Meta's justification for this abrupt policy shift rests on the claim that user adoption of the feature was negligible. A company spokesperson noted that very few individuals were opting in to encrypted messaging in direct messages, leading to the decision to remove the option. The company has directed those requiring high-level privacy to continue using WhatsApp, where end-to-end encryption remains the default standard. Despite this explanation, the lack of a major public announcement prior to the change has left many questioning whether Instagram can still be trusted as a secure venue for private conversation.

As the update takes effect, the implications for digital surveillance are profound. By removing the barrier of end-to-end encryption, Meta secures privileged access to a vast amount of personal data that was previously shielded. This quiet adjustment, which appeared in the app's terms in March and targets a full removal by May 2026, underscores the limited nature of user control over platform infrastructure. The decision highlights a stark reality: when a company decides that privacy protections are unnecessary, those protections vanish almost instantly, leaving users with little recourse but to rely on the platform's discretion.

The obligation to secure private messaging rests squarely with technology platforms, which must now implement robust, proactive safeguards. Yet, privacy advocates argue that dismantling encryption reverses hard-won progress made in recent years.

Jack Coulson, head of advocacy at Big Brother Watch, warned the Daily Mail that this move poses a threat to everyone's privacy and signals a troubling trajectory for the industry. "This is a threat to everyone's privacy and shows a worrying direction of travel in the sector," Coulson stated.

He further noted that Meta has previously monetized children's data, allegedly targeting beauty products at teenage girls based on their deleted selfies. With this new access, the company now possesses even more invasive capabilities to harvest such information.

The scale of government data requests underscores the urgency. A recent study revealed that the US government alone requested data on 160,000 users during the last six months of 2023 and complied with over three-quarters of those demands.

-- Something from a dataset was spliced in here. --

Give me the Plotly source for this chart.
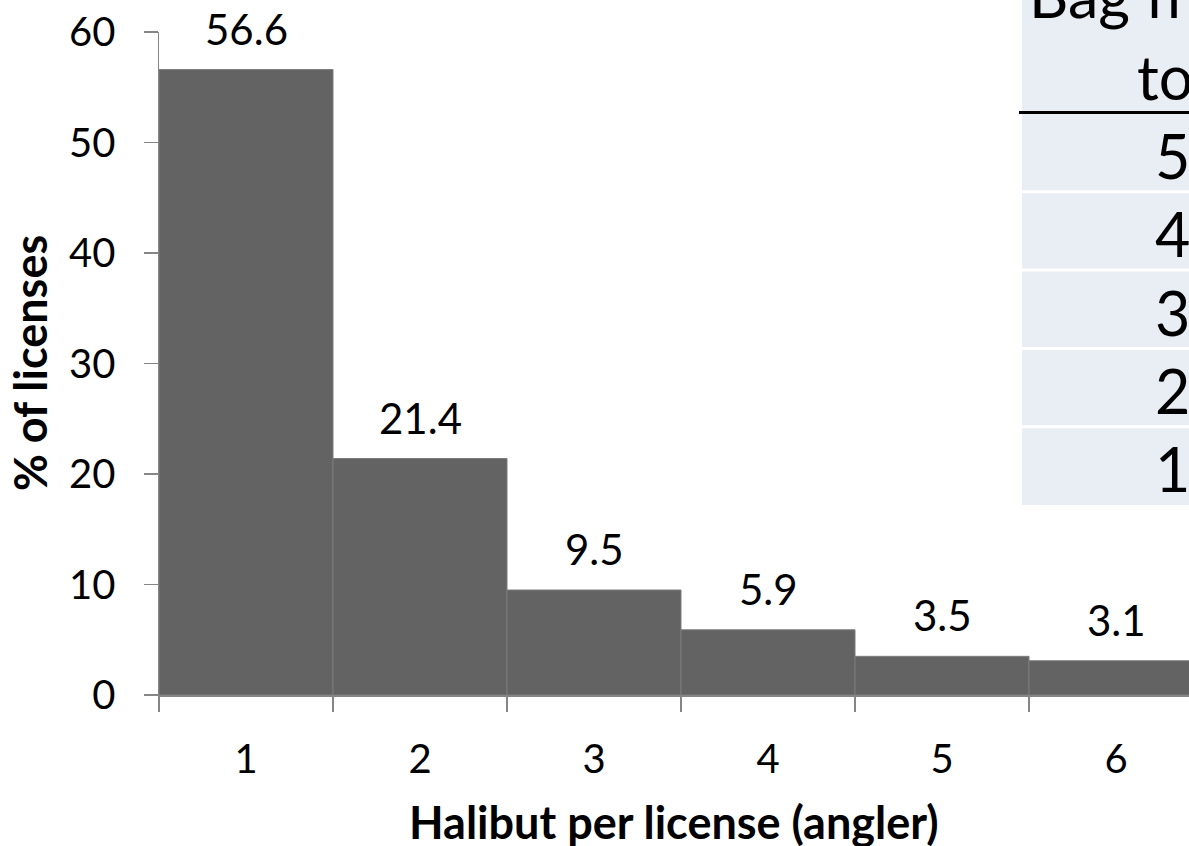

Beyond surveillance, the decision raises fears that Meta might leverage user data to train artificial intelligence systems or target advertisements—actions the company currently denies undertaking.

Matthew Hodgson, Co-Founder and CEO at Element, told the Daily Mail that removing encryption from Instagram acts as a surrender to surveillance. "Pulling the plug on Instagram encryption is a white flag to surveillance, and a gift to their own AI training sets," Hodgson said.

He concluded that Meta has determined the value of harvested voice notes and direct messages outweighs the fundamental right to a private conversation.